Cervantes, ao criar Dulcineia, não está apenas zombando da idealização dos amores corteses; ele está sugerindo que o ser humano precisa de ideais, de sonhos que o impulsionem para além do imediato. Dulcineia é a promessa de um futuro diferente, a motivação que mantém Dom Quixote em movimento, mesmo quando tudo parece perdido. Assim, Dulcineia é, ao mesmo tempo, uma crítica à alienação ideológica e uma celebração da capacidade humana de imaginar e lutar por algo maior.
### Cervantes e o Humanismo Crítico
Embora Cervantes escreva em uma época anterior às grandes revoluções sociais e econômicas que moldariam o mundo moderno, a obra tem ressonâncias profundas com as correntes de pensamento que, séculos depois, se levantariam contra a desigualdade e a opressão. Dom Quixote é uma obra profundamente humanista, mas não no sentido ingênuo de exaltar o indivíduo isolado. É um humanismo crítico, que reconhece as limitações impostas pelas estruturas sociais, mas que, ao mesmo tempo, celebra a capacidade humana de resistir, de sonhar, de criar.
Dom Quixote não é apenas um personagem; ele é um símbolo da luta contra a resignação, contra a ideia de que o mundo como ele é deve ser aceito sem questionamento. Ele nos lembra que a loucura, muitas vezes, é a única resposta racional a um sistema irracional. E Cervantes, ao contar a história, nos convida a repensar nossa própria relação com o real, com os sonhos e com as forças que nos moldam.

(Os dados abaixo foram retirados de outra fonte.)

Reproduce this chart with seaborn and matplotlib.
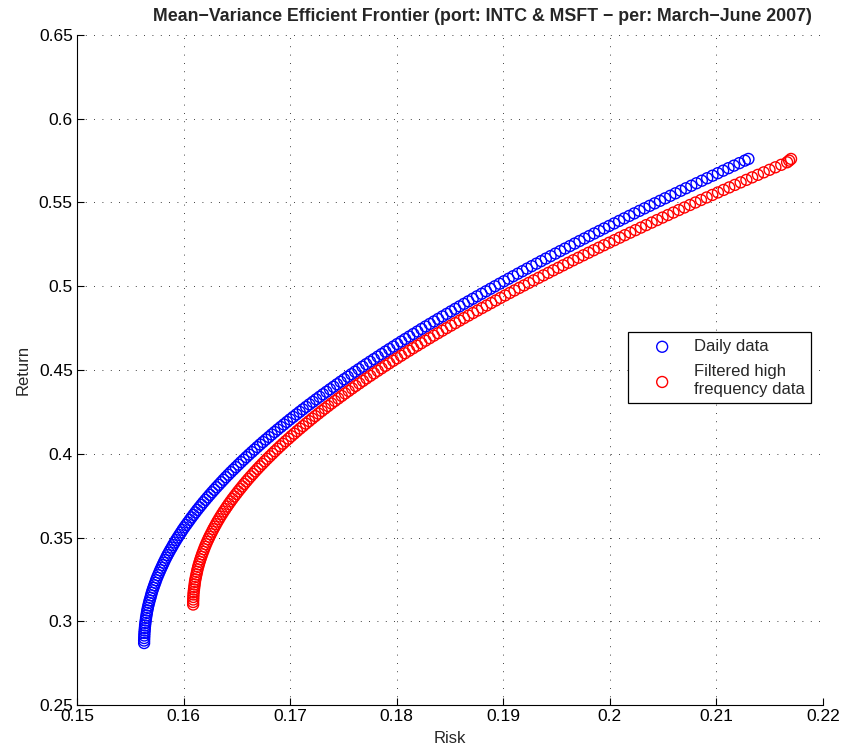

### Conclusão: O Cavaleiro Eterno
Dom Quixote é mais do que uma obra literária; é um manifesto pela dignidade humana, pela capacidade de resistir à alienação e pela luta por um mundo melhor. Cervantes, talvez sem saber, nos deu uma das mais poderosas metáforas para a luta contra a opressão: um homem que, armado apenas com a imaginação e a determinação, ousa enfrentar os moinhos de vento da história. E, mesmo derrotado, ele permanece invencível, porque a luta é, em última análise, a luta de todos nós.